_Short task_
It is required that the lines from the top of the listing through the line with "ax.plot([i, i], [-11" be reproduced exactly, excluding pictures.

_Source code of charts_
===
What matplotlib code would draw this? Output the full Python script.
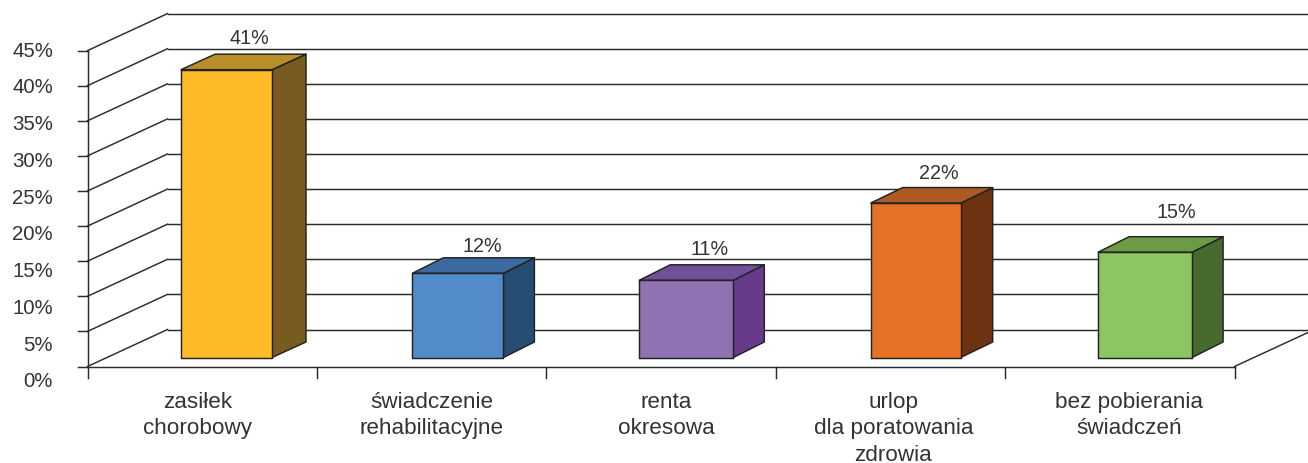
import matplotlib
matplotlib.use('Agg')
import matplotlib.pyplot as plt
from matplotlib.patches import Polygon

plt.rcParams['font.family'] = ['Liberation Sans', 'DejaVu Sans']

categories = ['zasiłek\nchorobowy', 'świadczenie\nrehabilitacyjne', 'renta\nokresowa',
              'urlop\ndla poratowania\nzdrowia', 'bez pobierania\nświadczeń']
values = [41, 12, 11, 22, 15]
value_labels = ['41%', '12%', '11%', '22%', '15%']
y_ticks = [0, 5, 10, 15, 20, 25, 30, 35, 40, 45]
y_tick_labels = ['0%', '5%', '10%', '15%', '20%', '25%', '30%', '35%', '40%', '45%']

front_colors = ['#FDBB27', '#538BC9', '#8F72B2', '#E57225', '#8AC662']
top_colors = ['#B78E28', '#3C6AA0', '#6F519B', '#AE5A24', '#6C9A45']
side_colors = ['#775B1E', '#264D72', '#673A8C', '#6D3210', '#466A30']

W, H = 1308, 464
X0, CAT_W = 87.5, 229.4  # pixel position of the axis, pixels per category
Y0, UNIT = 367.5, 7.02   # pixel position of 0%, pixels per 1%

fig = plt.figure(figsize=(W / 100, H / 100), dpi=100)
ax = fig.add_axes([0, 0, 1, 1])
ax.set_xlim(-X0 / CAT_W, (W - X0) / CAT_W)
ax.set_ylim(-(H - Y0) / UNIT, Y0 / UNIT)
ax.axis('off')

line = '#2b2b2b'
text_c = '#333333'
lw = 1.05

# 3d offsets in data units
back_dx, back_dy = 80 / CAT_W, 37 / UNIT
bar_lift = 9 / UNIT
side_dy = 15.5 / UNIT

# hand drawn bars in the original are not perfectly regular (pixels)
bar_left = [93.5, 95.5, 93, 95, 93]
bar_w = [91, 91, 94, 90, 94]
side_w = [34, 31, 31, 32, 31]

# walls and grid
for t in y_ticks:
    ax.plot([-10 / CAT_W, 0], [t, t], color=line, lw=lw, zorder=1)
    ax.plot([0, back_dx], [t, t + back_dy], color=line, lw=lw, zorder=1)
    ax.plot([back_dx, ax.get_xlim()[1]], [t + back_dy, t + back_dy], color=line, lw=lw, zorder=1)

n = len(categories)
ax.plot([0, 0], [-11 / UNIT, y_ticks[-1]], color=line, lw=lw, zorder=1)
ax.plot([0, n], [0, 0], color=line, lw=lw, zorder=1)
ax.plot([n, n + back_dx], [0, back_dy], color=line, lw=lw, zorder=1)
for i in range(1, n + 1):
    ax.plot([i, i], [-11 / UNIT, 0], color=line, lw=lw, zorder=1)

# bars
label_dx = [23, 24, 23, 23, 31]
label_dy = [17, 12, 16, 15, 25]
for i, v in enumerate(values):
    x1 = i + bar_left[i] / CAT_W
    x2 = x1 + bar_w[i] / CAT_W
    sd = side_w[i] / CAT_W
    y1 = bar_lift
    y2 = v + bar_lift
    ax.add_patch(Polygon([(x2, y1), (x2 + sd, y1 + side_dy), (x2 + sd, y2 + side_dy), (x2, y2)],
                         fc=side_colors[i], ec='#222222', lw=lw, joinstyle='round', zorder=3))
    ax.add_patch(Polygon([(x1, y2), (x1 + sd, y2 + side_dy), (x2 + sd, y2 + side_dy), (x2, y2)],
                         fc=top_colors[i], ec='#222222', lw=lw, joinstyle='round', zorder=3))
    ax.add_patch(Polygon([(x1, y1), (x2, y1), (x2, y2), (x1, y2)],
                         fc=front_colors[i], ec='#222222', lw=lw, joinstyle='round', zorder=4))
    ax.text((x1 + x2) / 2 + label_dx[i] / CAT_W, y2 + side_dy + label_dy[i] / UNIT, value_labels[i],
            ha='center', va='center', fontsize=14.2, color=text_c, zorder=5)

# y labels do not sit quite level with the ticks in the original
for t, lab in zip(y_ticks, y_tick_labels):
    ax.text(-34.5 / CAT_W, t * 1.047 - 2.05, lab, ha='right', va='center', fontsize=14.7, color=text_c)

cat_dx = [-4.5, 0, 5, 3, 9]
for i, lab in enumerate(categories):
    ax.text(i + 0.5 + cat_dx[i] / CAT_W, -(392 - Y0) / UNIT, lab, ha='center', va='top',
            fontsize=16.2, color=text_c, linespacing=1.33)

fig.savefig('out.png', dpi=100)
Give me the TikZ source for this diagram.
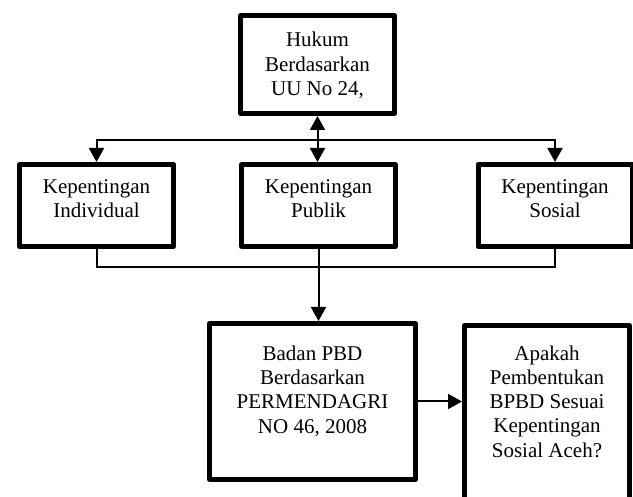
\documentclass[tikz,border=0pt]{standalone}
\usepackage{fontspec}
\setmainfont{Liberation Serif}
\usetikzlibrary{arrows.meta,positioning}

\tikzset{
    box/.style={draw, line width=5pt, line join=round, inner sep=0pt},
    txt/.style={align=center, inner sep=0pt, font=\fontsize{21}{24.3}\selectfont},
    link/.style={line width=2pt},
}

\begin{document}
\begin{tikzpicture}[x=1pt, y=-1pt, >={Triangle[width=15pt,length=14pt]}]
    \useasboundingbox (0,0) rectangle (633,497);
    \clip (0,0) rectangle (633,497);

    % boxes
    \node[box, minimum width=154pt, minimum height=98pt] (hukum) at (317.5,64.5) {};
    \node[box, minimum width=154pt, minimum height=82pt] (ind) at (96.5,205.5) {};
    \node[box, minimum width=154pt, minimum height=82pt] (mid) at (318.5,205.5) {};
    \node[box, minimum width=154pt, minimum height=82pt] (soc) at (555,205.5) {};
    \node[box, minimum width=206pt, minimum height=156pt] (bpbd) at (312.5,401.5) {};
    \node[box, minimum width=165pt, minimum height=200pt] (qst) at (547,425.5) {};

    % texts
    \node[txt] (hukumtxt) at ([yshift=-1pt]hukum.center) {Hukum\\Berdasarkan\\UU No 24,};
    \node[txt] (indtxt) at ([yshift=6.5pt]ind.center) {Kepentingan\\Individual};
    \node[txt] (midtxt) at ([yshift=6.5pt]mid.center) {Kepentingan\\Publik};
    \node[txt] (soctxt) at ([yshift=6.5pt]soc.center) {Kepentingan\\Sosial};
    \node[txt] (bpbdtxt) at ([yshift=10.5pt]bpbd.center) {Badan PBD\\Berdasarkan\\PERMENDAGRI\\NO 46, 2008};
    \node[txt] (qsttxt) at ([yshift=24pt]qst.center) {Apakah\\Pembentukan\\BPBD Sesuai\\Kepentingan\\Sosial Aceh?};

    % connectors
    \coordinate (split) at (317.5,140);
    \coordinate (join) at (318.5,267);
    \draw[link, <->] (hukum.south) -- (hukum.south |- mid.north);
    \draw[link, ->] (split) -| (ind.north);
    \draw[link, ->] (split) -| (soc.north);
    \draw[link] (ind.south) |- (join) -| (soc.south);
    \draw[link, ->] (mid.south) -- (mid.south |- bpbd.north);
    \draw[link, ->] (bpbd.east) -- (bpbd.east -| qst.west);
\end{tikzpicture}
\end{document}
===
_Solved problem_
What matplotlib code would draw this? Output the full Python script.
import matplotlib
matplotlib.use('Agg')
import matplotlib.pyplot as plt
from matplotlib.patches import Polygon

plt.rcParams['font.family'] = ['Liberation Sans', 'DejaVu Sans']

categories = ['zasiłek\nchorobowy', 'świadczenie\nrehabilitacyjne', 'renta\nokresowa',
              'urlop\ndla poratowania\nzdrowia', 'bez pobierania\nświadczeń']
values = [41, 12, 11, 22, 15]
value_labels = ['41%', '12%', '11%', '22%', '15%']
y_ticks = [0, 5, 10, 15, 20, 25, 30, 35, 40, 45]
y_tick_labels = ['0%', '5%', '10%', '15%', '20%', '25%', '30%', '35%', '40%', '45%']

front_colors = ['#FDBB27', '#538BC9', '#8F72B2', '#E57225', '#8AC662']
top_colors = ['#B78E28', '#3C6AA0', '#6F519B', '#AE5A24', '#6C9A45']
side_colors = ['#775B1E', '#264D72', '#673A8C', '#6D3210', '#466A30']

W, H = 1308, 464
X0, CAT_W = 87.5, 229.4  # pixel position of the axis, pixels per category
Y0, UNIT = 367.5, 7.02   # pixel position of 0%, pixels per 1%

fig = plt.figure(figsize=(W / 100, H / 100), dpi=100)
ax = fig.add_axes([0, 0, 1, 1])
ax.set_xlim(-X0 / CAT_W, (W - X0) / CAT_W)
ax.set_ylim(-(H - Y0) / UNIT, Y0 / UNIT)
ax.axis('off')

line = '#2b2b2b'
text_c = '#333333'
lw = 1.05

# 3d offsets in data units
back_dx, back_dy = 80 / CAT_W, 37 / UNIT
bar_lift = 9 / UNIT
side_dy = 15.5 / UNIT

# hand drawn bars in the original are not perfectly regular (pixels)
bar_left = [93.5, 95.5, 93, 95, 93]
bar_w = [91, 91, 94, 90, 94]
side_w = [34, 31, 31, 32, 31]

# walls and grid
for t in y_ticks:
    ax.plot([-10 / CAT_W, 0], [t, t], color=line, lw=lw, zorder=1)
    ax.plot([0, back_dx], [t, t + back_dy], color=line, lw=lw, zorder=1)
    ax.plot([back_dx, ax.get_xlim()[1]], [t + back_dy, t + back_dy], color=line, lw=lw, zorder=1)

n = len(categories)
ax.plot([0, 0], [-11 / UNIT, y_ticks[-1]], color=line, lw=lw, zorder=1)
ax.plot([0, n], [0, 0], color=line, lw=lw, zorder=1)
ax.plot([n, n + back_dx], [0, back_dy], color=line, lw=lw, zorder=1)
for i in range(1, n + 1):
    ax.plot([i, i], [-11 / UNIT, 0], color=line, lw=lw, zorder=1)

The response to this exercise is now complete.